Rob GarrattJamie Treays walked on stage to showers of applause, catcalls and chants from a sold-out crowd where the average age was well below his 24 years.

Rob Garratt

UEA

Jamie Treays walked on stage to showers of applause, catcalls and chants from a sold-out crowd where the average age was well below his 24 years.

Donned in a plain black shirt with swept back, jet black hair he appeared to be deliberately mimicking a man he is consistently compared to; Clash frontman Joe Strummer.

The audience hung on the rapper-come-punk's every word, and he didn't disappoint them; working the crowd like it was a stadium, the UEA's stage could barely contain Treays as he youthfully pogo-ed around like a kid on Christmas Day.

The thronging mass of Jamie-crazed fans united to singalong with his unlikely anthems of twenty something London life as seen between swigs of a lager can.

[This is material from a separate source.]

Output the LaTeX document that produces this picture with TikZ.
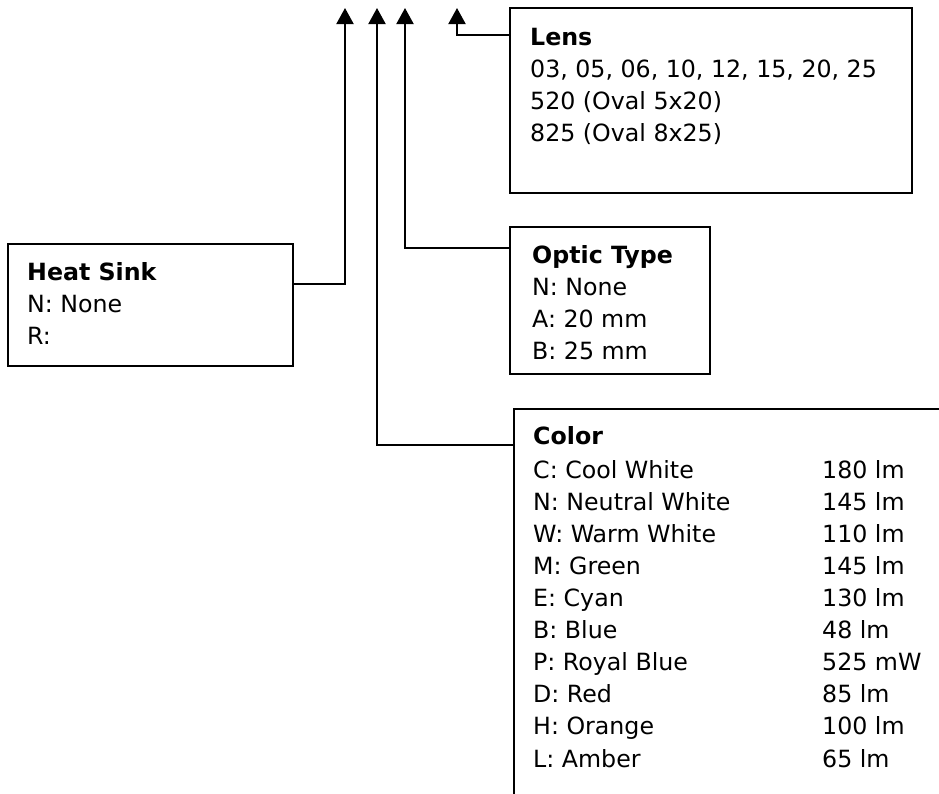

His latest single, The Man Machine, saw the europhic swarm united in yelling the upliftingly existential refrain 'Stone, glass, concrete and gravel; are all we got to keep us together.'

Elsewhere 368, opener of last year's LP (his second) Kings & Queens, was given a full hip hop treatment by backing band the Pacemakers in tribute to the evening's support act, and acknowledged influence of Treays, Chester P, one half of hip hop duo Task Force.

Jamie's 'urban bard' credentials were solidified with acoustic ballad Emily's Heart, while Back In The Game - played solo and silhouetted on the stage with just an acoustic bass - cemented his star appeal.

A throwaway line from Spider's Web saw the crowd comically yelling 'Obama sounds like Osama to me' in unison, a sea of camera phones were pulled out for early hit Shelia, from his 2007debut Panic Prevention, while everyone knew every word of set closer If You Got The Money.

The encore - a double whammy of last year's singles Sticks n' Stones and Chaka Demus - brought the crowd to simmering point.

Jamie T has grown up since his last tour, his music layered with heavier grooves and with a more melodic/less chaotic feel.

But it was the rhymes the UEA crowd were in attendance for - witting, homespun vignettes of heartbreaking and comical proportions - and they sung them back at Jamie louder than the kid from Wimbledon would ever have dreamt of just four years ago.